31La propriété 2, située un peu plus haut à la lisière des champs, n’a pas bénéficié de la protection d’une terrasse. Les niveaux de destruction couvrant l’allée et la galerie orientale de la maison ont essentiellement livré des pots horticoles provençaux, peut-être posés sur les murets bordant l’allée. La demeure paraît étonnamment vide et n’a livré que de très rares objets : un bouton, quelques céramiques fines, une casserole émaillée, une boîte de clous. C’est sur les galeries ouvertes et surtout dans la cour que les objets étaient les plus nombreux, peut-être déplacés par le souffle. On y trouve notamment une table de toilette en marbre, un élément de lampe à pétrole, des outils dont une houe. Ainsi, l’éparpillement n’est pas systématique. Le départ des occupants n’est pas à exclure ; il pourrait expliquer l’absence de certains éléments (argenterie, effets personnels), mais aussi d’une voiture, dont aucun élément n’a été retrouvé. La maison a été maintenue fermée les jours qui ont précédé l’éruption, comme l’atteste la présence d’une fine couche de cendres sur les sols des galeries extérieures. Cette couche, que l’on ne retrouve pas à l’intérieur, est le témoin des pluies de cendres qui ont anticipé la catastrophe et ont atteint la ville dès la fin avril.

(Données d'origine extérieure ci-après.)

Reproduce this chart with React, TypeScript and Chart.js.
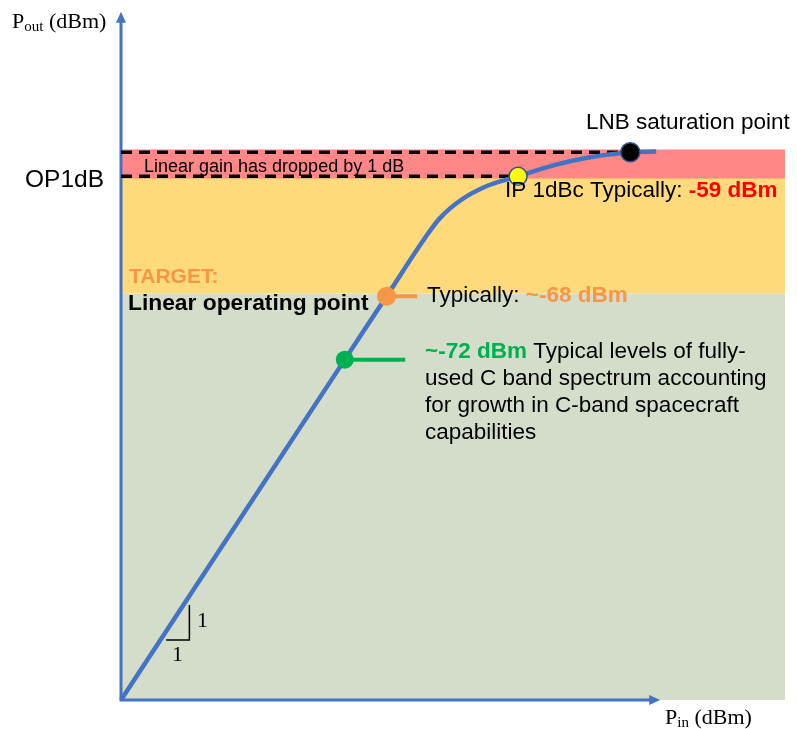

32La fouille de l’Allée Pécoul a permis d’étudier un terrain exceptionnellement préservé des reconstructions et des pillages. Grâce à la conservation des structures mais aussi du mobilier, l’évolution de l’habitat et des modes de consommation d’une catégorie sociale aisée a pu être appréhendée, entre la fin du xviiie s. et le début du xxe s.